The ache of homecoming. I have thought that I could remember everything because the memories I had were always so vivid, textures I could still feel on my fingers, I remember your hands shaking like birds when you told a story, I remember holding you from behind, resting my head in the hollow of your shoulder blades, I remember the taste of your skin. I remember the first time you fell in love and called to tell me about it; I remember your breath on the phone in the spaces when we didn't speak. This summer has been the realization that my memories are telephone poles, with long gaps of mere wire in between, where I trust that information is traveling until we come to the next telephone pole, solid wood I can wrap my arms around, splinters in my fingers. Why those memories and not others? Together we make a map of who we were, untangle the wires to avoid getting shocked, string our memories together. Ten years since we first met, twenty years, thirty. I was only fifteen then. I was never so young.

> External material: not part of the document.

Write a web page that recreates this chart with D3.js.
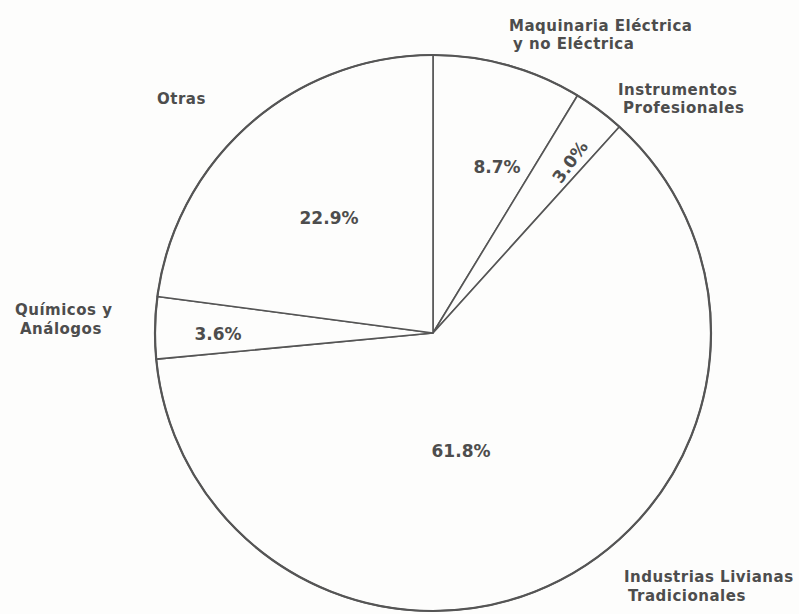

Pain from an old wound. It's lovely that we have grown up, richer now in most ways. If my seventeen could meet my forty-seven she'd be … happy. Surprised, I think, to still be alive, and to be so happy with life. The sadness that consumed me then is present, but a shadow only, and I keep my eye on it but it doesn't cloud my vision. And you, my friend. The same smile only with more lines around it, the same beautiful eyes but so much wiser. Our hands have touched so many more things, we have been burned, we have scars, and yet we are the same. We are strong; we have survived.
The way you tap your finger against your mouth when you're thinking. Rub your ear. Hold my eyes with yours. I was a little in love with you then. More than a little. And still. I am glad we are both alive in the world.